The two suits were heard together, and it appeared that the 6,660 shares are partnership assets, each partner accordingly being entitled to a lien on the partnership property for the balance due to him after the taking of the partnership accounts. It would be unnecessary, if that balance would in any event be a very small one, to make an order that the whole partnership property should be subject to the lien.
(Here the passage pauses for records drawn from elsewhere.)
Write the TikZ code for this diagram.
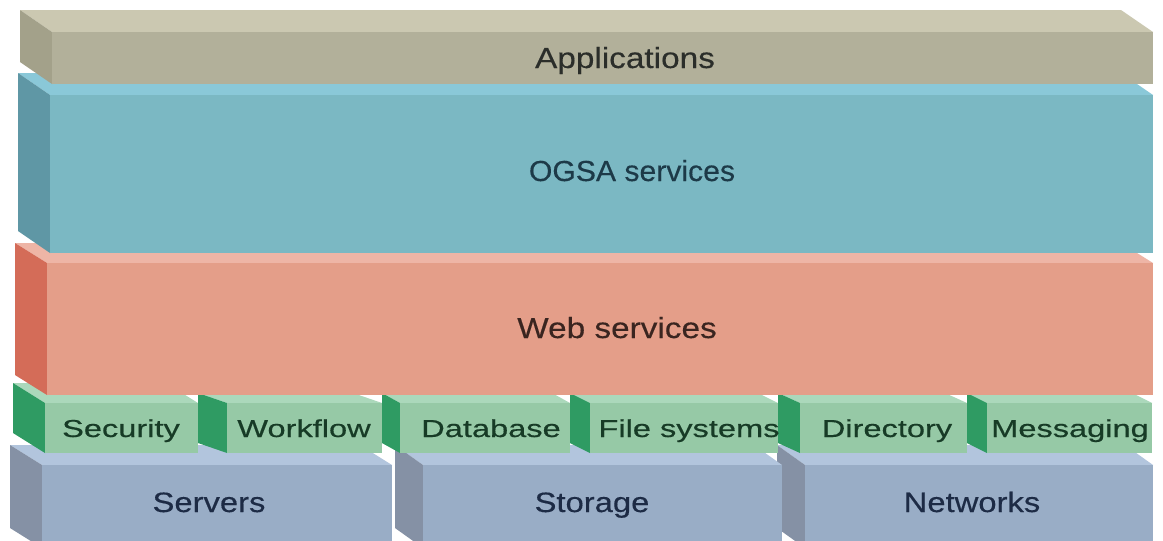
\documentclass[tikz,border=0pt]{standalone}
\usepackage{fontspec}
\setmainfont{Liberation Sans}
\newfontfamily\layerfont[FakeStretch=1.15,FakeBold=0.35]{Liberation Sans}
\newfontfamily\ogsafont[FakeStretch=1.04,FakeBold=0.35]{Liberation Sans}
\newfontfamily\tilefont[FakeStretch=1.33,FakeBold=0.45]{Liberation Sans}
\newfontfamily\blockfont[FakeStretch=1.17,FakeBold=0.4]{Liberation Sans}

% colours of the slabs: top face, front face, left side face
\definecolor{appTop}{HTML}{CBC8B1}
\definecolor{appFront}{HTML}{B2B09A}
\definecolor{appSide}{HTML}{A3A18A}
\definecolor{ogsaTop}{HTML}{8AC8D8}
\definecolor{ogsaFront}{HTML}{7BB8C3}
\definecolor{ogsaSide}{HTML}{5F97A5}
\definecolor{webTop}{HTML}{EEB5A6}
\definecolor{webFront}{HTML}{E49E89}
\definecolor{webSide}{HTML}{D46C58}
\definecolor{tileTop}{HTML}{ABD8BB}
\definecolor{tileFront}{HTML}{96C9A6}
\definecolor{tileSide}{HTML}{2F9B63}
\definecolor{blockTop}{HTML}{B2C5DD}
\definecolor{blockFront}{HTML}{99ADC6}
\definecolor{blockSide}{HTML}{8591A5}
\definecolor{appText}{HTML}{2B2E2A}
\definecolor{ogsaText}{HTML}{1D3A48}
\definecolor{webText}{HTML}{3A2520}
\definecolor{tileText}{HTML}{173B26}
\definecolor{blockText}{HTML}{1D2B45}

% a box seen from above-left:
% #1 back-left x, #2 front-left x, #3 right x, #4 front top y,
% #5 depth rise, #6 bottom y, #7 top, #8 front, #9 side colour
\newcommand{\layerslab}[9]{%
  \fill[#7] (#1,#4-#5) -- (#3-#2+#1,#4-#5) -- (#3,#4) -- (#2,#4) -- cycle;
  \fill[#9] (#1,#4-#5) -- (#2,#4) -- (#2,#6) -- (#1,#6-#5) -- cycle;
  \fill[#8] (#2,#4) rectangle (#3,#6);
}

\tikzset{
  lbl/.style={inner sep=0pt, anchor=base},
  toplbl/.style={lbl, font=\layerfont\fontsize{29}{34}\selectfont},
  tilelbl/.style={lbl, text=tileText, font=\tilefont\fontsize{24.5}{29}\selectfont},
  blocklbl/.style={lbl, text=blockText, font=\blockfont\fontsize{28}{33}\selectfont}
}

\begin{document}
\begin{tikzpicture}[x=1pt,y=-1pt]
\useasboundingbox (0,0) rectangle (1163,541);
\clip (0,0) rectangle (1163,541);
\fill[white] (0,0) rectangle (1163,541);

% resources: servers, storage, networks (drawn right to left)
\layerslab{777}{805}{1153}{465}{20}{548}{blockTop}{blockFront}{blockSide}
\layerslab{395}{423}{782}{465}{20}{548}{blockTop}{blockFront}{blockSide}
\layerslab{10}{42}{392}{465}{20}{548}{blockTop}{blockFront}{blockSide}

% infrastructure tiles (drawn right to left)
\layerslab{967}{987}{1152}{403}{10}{453}{tileTop}{tileFront}{tileSide}
\layerslab{778}{800}{967}{403}{10}{453}{tileTop}{tileFront}{tileSide}
\layerslab{570}{590}{778}{403}{10}{453}{tileTop}{tileFront}{tileSide}
\layerslab{382}{400}{570}{403}{10}{453}{tileTop}{tileFront}{tileSide}
\layerslab{198}{227}{382}{403}{10}{453}{tileTop}{tileFront}{tileSide}
\layerslab{13}{45}{198}{403}{20}{453}{tileTop}{tileFront}{tileSide}

% web services, OGSA services, applications
\layerslab{15}{47}{1153}{263}{20}{395}{webTop}{webFront}{webSide}
\layerslab{18}{50}{1153}{95}{22}{253}{ogsaTop}{ogsaFront}{ogsaSide}
\layerslab{20}{52}{1153}{32}{22}{84}{appTop}{appFront}{appSide}

% labels
\node[toplbl, text=appText] (apps) at (625,68) {Applications};
\node[lbl, text=ogsaText, font=\ogsafont\fontsize{29}{34}\selectfont] (ogsa) at (632,181) {OGSA services};
\node[toplbl, text=webText] (web) at (617,338) {Web services};

\node[tilelbl] (security) at (121,437) {Security};
\node[tilelbl] (workflow) at (304,437) {Workflow};
\node[tilelbl] (database) at (491,437) {Database};
\node[tilelbl] (files) at (689,437) {File systems};
\node[tilelbl] (directory) at (887,437) {Directory};
\node[tilelbl] (messaging) at (1070,437) {Messaging};

\node[blocklbl] (servers) at (209,512) {Servers};
\node[blocklbl] (storage) at (592,512) {Storage};
\node[blocklbl] (networks) at (972,512) {Networks};
\end{tikzpicture}
\end{document}
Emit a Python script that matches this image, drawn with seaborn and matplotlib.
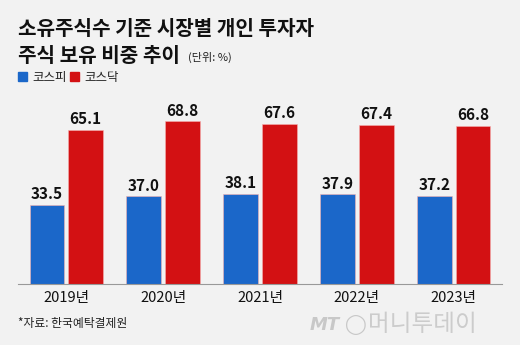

The learned Judge below made no order on that point except by the appointment of a receiver of the shares.
On the appeal before us it appears that the whole of the decision of the learned Judge was quite right, and the appeal consequently fails, but, as the respondent's counsel has offered to consent to a variation of the decree which will give the appellant something of what he wants, and the appellant is willing to accept it, and as we have jurisdiction to make any order which the Court below might have made, and there can be no objection to our making it by consent now, we therefore order, by consent, that the decree be varied by omitting the order for the appointment of a receiver of dividends and of the 6,660 shares, and substituting a direction that the parties shall severally execute a proper transfer each of 3,330 shares to the other party, with a declaration that the shares so transferred shall be subject to a lien for the balance, if any, found on taking accounts to be due to the transferee by the other party; the appointment of the receiver of the shares so held in severalty and the dividend thereon to be in the same terms as declared in the decree.
With that variation in the Judge's order the appeal is dismissed. The appellant must pay the costs of the appeal.
Barton J., and
O'Connor J.,
concurred.
Order accordingly.
Solicitors for the appellant, Minter, Simpson & Co.
Solicitors for the respondent, Norton, Smith & Co.